12/31/2011. Remarks by Doug Duncan: "Similar in configuration to the CH-54A, the CH-54B had 4,800 shp Pratt & Whitney T73-P-700 turboshaft engines (replacing the original 4,500 shp T73-P-1 engines), twin main wheels and new rotor blades.
N718HT was originally delivered to the US Army under the s/n 69-18467 in September 1969, and served with the 208th Aviation Company of the National Guard. It was transferred to NASA as 539 on March 18, 1972 and assigned to the Langley Research Center in Hampton, Virginia. On January 15, 1974 it was transferred back to the US Army at Fort Eustis, Virginia, again as 69-18467.
On September 18, 1992, 69-18467 was purchased by Ken Guthrie of Cougar, Washington, and registered as N467KG eleven days later.
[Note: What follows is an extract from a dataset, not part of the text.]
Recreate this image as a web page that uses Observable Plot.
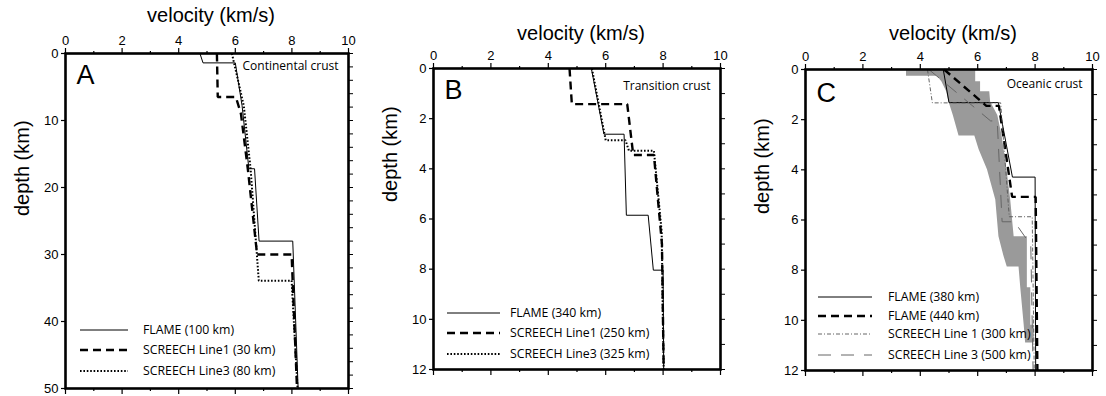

On September 14, 1994 the aircraft was registered to Blue Bird Helicopters, and on April 14, 2000 it was registered to Helicopter Transport Services (HTS), Inc of Corvallis, Oregon. While still operated by HTS, ownership was transferred to US Leaseco, Inc of Baltimore, Maryland on May 7, 2001, and it was re-registered as N718HT.
N718HT is seen in the firefighter mode as Tanker number 718 being readied for another day of fighting wildfires in the nearby Marathon area. The crewman standing next to the left landing gear leg is actually in the process of refueling the aircraft. The large hose coming from the tank is the filling hose, with a large concrete weight on the end. One of the firefighters said that a big problem with this arrangement is that the body of water used to fill the tank has to be fairly large, as the CH-54 has to almost land on it to get the hose end in the water, unlike helicopters that use water buckets on the end of 200 ft (61 m) cables.
This type has always reminded me of a big six-bladed dragonfly, and even more so in this shot. It certainly looks more like one than the little Sikorsky R-5 that got the name."